We work with local people across all areas of our programme. It’s about much more than inviting an artist in to co-create new work, it encompasses planning, budgeting, commissioning, evaluation and everything in between. Communities are involved on their own terms, we prioritise the decisions that they want to make and arrange the co-creation process around their needs.
Our process can be broadly split into the below building blocks. It is not a linear process, and it looks different for each project, depending on the needs and circumstances of the communities we’re working with. But all projects encompass all of the blocks, sometimes more than once.
Decision making: The community take the lead on developing all parts of the project, sometimes as a formal panel/forum group and sometimes in a much more informal way. The community have as much involvement with this process as they want to, but essentially the key decisions lie with the community, not us.
Delivery: The project engages a wider audience/participant group, with regular check-in points with the community panel.
Evaluation: All co-creators, including additional participants, evaluate the activity, and the co-creation process.
Exploration: We have exploratory discussions with community partners working with our priority communities.
Identify who: Priority communities (geographical and demographic) based on local data and intelligence, alongside previous audience/participation statistics, are identified in our business plan. We then identify further target audience through community conversations and decision-making structures.
Legacy: Ownership of any physical work created and discussions around planning for future projects takes place with all co-creators, sometimes leading to further community conversations.
Listening: We hold community conversations with the priority community exploring their needs, hopes and delivery models that will work best for them.
Reflection: As an action research programme, we are continuously reflecting on our processes and delivery and making changes as we go.
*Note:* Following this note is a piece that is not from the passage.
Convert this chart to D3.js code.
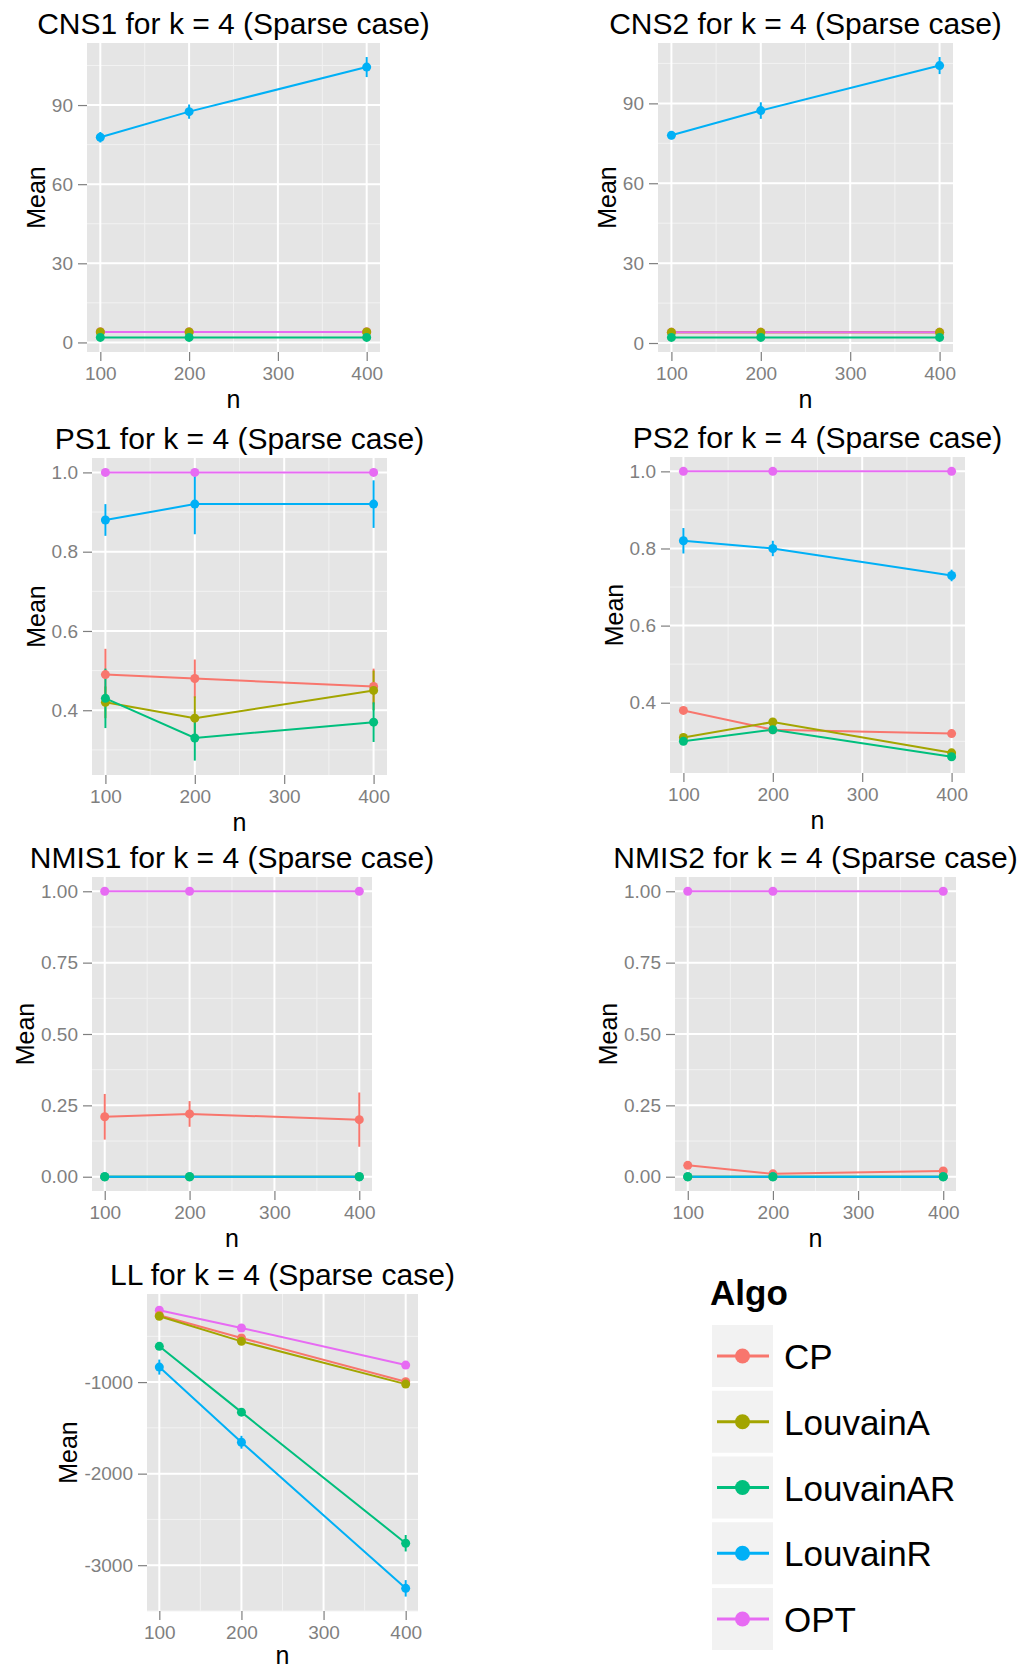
<!DOCTYPE html>
<html lang="en">
<head>
    <meta charset="UTF-8">
    <title>k = 4 (Sparse case)</title>
    <style>
        body { margin: 0; background: #fff; }
        svg { font-family: "Liberation Sans", Arial, sans-serif; }
        .tick text { fill: #7f7f7f; }
        .tick line { stroke: #7f7f7f; stroke-width: 1.2; }
    </style>
</head>
<body>
    <div id="wrapper"></div>

    <script src="https://cdn.jsdelivr.net/npm/d3@7"></script>
    <script>
        // sample sizes and algorithms
        const nValues = [100, 200, 400];
        const algos = ['CP', 'LouvainA', 'LouvainAR', 'LouvainR', 'OPT'];
        const nTicks = [100, 200, 300, 400];

        // y tick labels per metric
        const cnsTicks = [0, 30, 60, 90];
        const psTicks = [0.4, 0.6, 0.8, 1.0];
        const nmisTicks = [0, 0.25, 0.5, 0.75, 1.0];
        const llTicks = [-3000, -2000, -1000];

        // means and error half-widths, one row per algo (same order as algos)
        const cns1Mean = [[4, 4, 4], [4, 4, 4], [1.9, 1.9, 1.9], [77.8, 87.5, 104.4], [4, 4, 4]];
        const cns1Err = [[0.3, 0.3, 0.3], [0.3, 0.3, 0.3], [0.2, 0.2, 0.2], [2.0, 2.7, 3.8], [0, 0, 0]];

        const cns2Mean = [[4, 4, 4], [4, 4, 4], [2.1, 2.1, 2.1], [78.0, 87.3, 104.2], [4, 4, 4]];
        const cns2Err = [[0.3, 0.3, 0.3], [0.3, 0.3, 0.3], [0.2, 0.2, 0.2], [1.5, 3.1, 3.2], [0, 0, 0]];

        const ps1Mean = [[0.49, 0.48, 0.46], [0.42, 0.38, 0.45], [0.43, 0.33, 0.37], [0.88, 0.92, 0.92], [1, 1, 1]];
        const ps1Err = [[0.065, 0.048, 0.045], [0.04, 0.055, 0.05], [0.075, 0.057, 0.05], [0.04, 0.076, 0.06], [0, 0, 0]];

        const ps2Mean = [[0.38, 0.33, 0.32], [0.31, 0.35, 0.27], [0.30, 0.33, 0.26], [0.82, 0.80, 0.73], [1, 1, 1]];
        const ps2Err = [[0.005, 0.005, 0.005], [0.005, 0.005, 0.005], [0.005, 0.005, 0.005], [0.033, 0.02, 0.015], [0, 0, 0]];

        const nmis1Mean = [[0.21, 0.22, 0.20], [0, 0, 0], [0, 0, 0], [0, 0, 0], [1, 1, 1]];
        const nmis1Err = [[0.08, 0.045, 0.095], [0, 0, 0], [0, 0, 0], [0, 0, 0], [0, 0, 0]];

        const nmis2Mean = [[0.04, 0.01, 0.02], [0, 0, 0], [0, 0, 0], [0, 0, 0], [1, 1, 1]];
        const nmis2Err = [[0.005, 0.005, 0.005], [0, 0, 0], [0, 0, 0], [0, 0, 0], [0, 0, 0]];

        const llMean = [[-270, -518, -996], [-281, -555, -1022], [-609, -1328, -2760], [-836, -1657, -3253], [-215, -409, -814]];
        const llErr = [[20, 20, 20], [20, 20, 20], [20, 30, 90], [82, 70, 90], [20, 20, 20]];

        const colors = ['#F8766D', '#A3A500', '#00BF7D', '#00B0F6', '#E76BF3'];
        // points/errorbars drawn in this group order (lines use algos order)
        const pointOrder = [4, 0, 1, 3, 2];

        const svg = d3.select('#wrapper').append('svg')
            .attr('width', 1033)
            .attr('height', 1670);

        // plain hyphen minus like R does
        const intFmt = d => String(Math.round(d));

        const panels = [
            { name: 'CNS1', mean: cns1Mean, err: cns1Err, ticks: cnsTicks, fmt: intFmt, box: [87, 380, 43, 352] },
            { name: 'CNS2', mean: cns2Mean, err: cns2Err, ticks: cnsTicks, fmt: intFmt, box: [658, 953, 43, 352] },
            { name: 'PS1', mean: ps1Mean, err: ps1Err, ticks: psTicks, fmt: d3.format('.1f'), box: [92, 387, 458, 775] },
            { name: 'PS2', mean: ps2Mean, err: ps2Err, ticks: psTicks, fmt: d3.format('.1f'), box: [670, 965, 457, 773] },
            { name: 'NMIS1', mean: nmis1Mean, err: nmis1Err, ticks: nmisTicks, fmt: d3.format('.2f'), box: [92, 372, 877, 1191] },
            { name: 'NMIS2', mean: nmis2Mean, err: nmis2Err, ticks: nmisTicks, fmt: d3.format('.2f'), box: [675, 956, 877, 1191] },
            { name: 'LL', mean: llMean, err: llErr, ticks: llTicks, fmt: intFmt, box: [147, 418, 1294, 1611] }
        ];

        function drawPanel(p) {
            const [x0, x1, y0, y1] = p.box;
            const g = svg.append('g');

            // ggplot style 5% expansion
            const xs = d3.scaleLinear().domain([85, 415]).range([x0, x1]);
            let lo = d3.min(p.mean.flatMap((row, i) => row.map((v, j) => v - p.err[i][j])));
            let hi = d3.max(p.mean.flatMap((row, i) => row.map((v, j) => v + p.err[i][j])));
            const pad = (hi - lo) * 0.05;
            const ys = d3.scaleLinear().domain([lo - pad, hi + pad]).range([y1, y0]);

            g.append('rect')
                .attr('x', x0).attr('y', y0)
                .attr('width', x1 - x0).attr('height', y1 - y0)
                .attr('fill', '#e5e5e5');

            // minor grid
            const step = p.ticks[1] - p.ticks[0];
            const yMinor = d3.range(p.ticks[0] - step / 2, hi + pad, step)
                .filter(v => v >= lo - pad && v <= hi + pad);
            const xMinor = [150, 250, 350];
            g.selectAll('.ymin').data(yMinor).join('line')
                .attr('x1', x0).attr('x2', x1)
                .attr('y1', d => ys(d)).attr('y2', d => ys(d))
                .attr('stroke', '#f2f2f2').attr('stroke-width', 1);
            g.selectAll('.xmin').data(xMinor).join('line')
                .attr('y1', y0).attr('y2', y1)
                .attr('x1', d => xs(d)).attr('x2', d => xs(d))
                .attr('stroke', '#f2f2f2').attr('stroke-width', 1);

            // major grid
            g.selectAll('.ymaj').data(p.ticks).join('line')
                .attr('x1', x0).attr('x2', x1)
                .attr('y1', d => ys(d)).attr('y2', d => ys(d))
                .attr('stroke', '#fff').attr('stroke-width', 2);
            g.selectAll('.xmaj').data(nTicks).join('line')
                .attr('y1', y0).attr('y2', y1)
                .attr('x1', d => xs(d)).attr('x2', d => xs(d))
                .attr('stroke', '#fff').attr('stroke-width', 2);

            // axes
            const yAxis = g.append('g')
                .attr('transform', `translate(${x0},0)`)
                .call(d3.axisLeft(ys).tickValues(p.ticks).tickFormat(p.fmt).tickSize(9).tickPadding(5))
                .attr('font-size', 19);
            yAxis.select('.domain').remove();

            const xAxis = g.append('g')
                .attr('transform', `translate(0,${y1})`)
                .call(d3.axisBottom(xs).tickValues(nTicks).tickFormat(intFmt).tickSize(9).tickPadding(6))
                .attr('font-size', 19);
            xAxis.select('.domain').remove();

            // series
            const line = d3.line()
                .x((d, j) => xs(nValues[j]))
                .y(d => ys(d));

            algos.forEach((a, i) => {
                g.append('path')
                    .attr('d', line(p.mean[i]))
                    .attr('fill', 'none')
                    .attr('stroke', colors[i])
                    .attr('stroke-width', 2);
            });

            pointOrder.forEach(i => {
                p.mean[i].forEach((v, j) => {
                    if (p.err[i][j] > 0) {
                        g.append('line')
                            .attr('x1', xs(nValues[j])).attr('x2', xs(nValues[j]))
                            .attr('y1', ys(v - p.err[i][j])).attr('y2', ys(v + p.err[i][j]))
                            .attr('stroke', colors[i])
                            .attr('stroke-width', 2);
                    }
                });
            });

            pointOrder.forEach(i => {
                g.selectAll(null).data(p.mean[i]).join('circle')
                    .attr('cx', (d, j) => xs(nValues[j]))
                    .attr('cy', d => ys(d))
                    .attr('r', 4.5)
                    .attr('fill', colors[i]);
            });

            // titles
            const cx = (x0 + x1) / 2;
            g.append('text')
                .attr('x', cx).attr('y', y0 - 9)
                .attr('text-anchor', 'middle')
                .attr('font-size', 30)
                .text(`${p.name} for k = 4 (Sparse case)`);

            g.append('text')
                .attr('x', cx).attr('y', Math.min(y1 + 56, 1664))
                .attr('text-anchor', 'middle')
                .attr('font-size', 25)
                .text('n');

            const bb = yAxis.node().getBBox();
            g.append('text')
                .attr('transform', `translate(${x0 + bb.x - 7},${(y0 + y1) / 2}) rotate(-90)`)
                .attr('text-anchor', 'middle')
                .attr('font-size', 25)
                .text('Mean');
        }

        panels.forEach(drawPanel);

        // legend
        const legend = svg.append('g');
        legend.append('text')
            .attr('x', 710).attr('y', 1305)
            .attr('font-size', 35)
            .attr('font-weight', 'bold')
            .text('Algo');

        algos.forEach((a, i) => {
            const ky = 1325 + i * 65.75;
            const cy = ky + 31;
            legend.append('rect')
                .attr('x', 712).attr('y', ky)
                .attr('width', 61).attr('height', 62)
                .attr('fill', '#f2f2f2');
            legend.append('line')
                .attr('x1', 717).attr('x2', 769)
                .attr('y1', cy).attr('y2', cy)
                .attr('stroke', colors[i])
                .attr('stroke-width', 3);
            legend.append('circle')
                .attr('cx', 742.5).attr('cy', cy)
                .attr('r', 7.5)
                .attr('fill', colors[i]);
            legend.append('text')
                .attr('x', 784).attr('y', cy + 13)
                .attr('font-size', 35)
                .text(a);
        });
    </script>
</body>
</html>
Whilst commissioned artists are expected to work to a brief created by the community panel, we also expect artists to work to their own co-creation methodology during delivery. At a minimum, we would expect artists to work equally with participants on creation on both artistic decisions and the physical creation of any work.
We’ve spent many years considering what makes a community-led cultural programme ‘excellent’ and have discussed what this looks like with our communities through our co-creation process. From this, we have created the following formula as a guide:
Excellence = (skill + ambition + access) x community dialogue
Skill relates to the ability of the lead artist/s. It’s of upmost importance that we work with artists that have a deep understanding and practical experience of both creating amazing works of art and engaging with communities.
Ambition is relative. The ambition of an established artist with years of experience should be very different to that of someone picking up a paint brush for the first time, but both are equally valid. For us, it’s about stretching beyond what you thought possible and grasping the magic of creativity.
Access encompasses everything about a project. It’s about everyone feeling welcome, comfortable and included. This covers physical access, such as space, transport and materials, alongside language, marketing, food, cost and ensuring that a wide range of people can see themselves reflected in our programme.
Community Dialogue can make or break a project. It’s an ongoing process between everyone involved in the project that happens through conversations, decision making and evaluation. It’s about connection in all its forms; deep listening and honest talking, sharing experiences and emotions, and making sure that everyone’s opinion is equally valued. It defines the aims and intended outcomes of each project and plays an important part in measuring our impact.
Whilst this formula can be used mathematically through scoring each element, we have never done this as we know that in reality excellence is more nuanced than a numerical score allows for.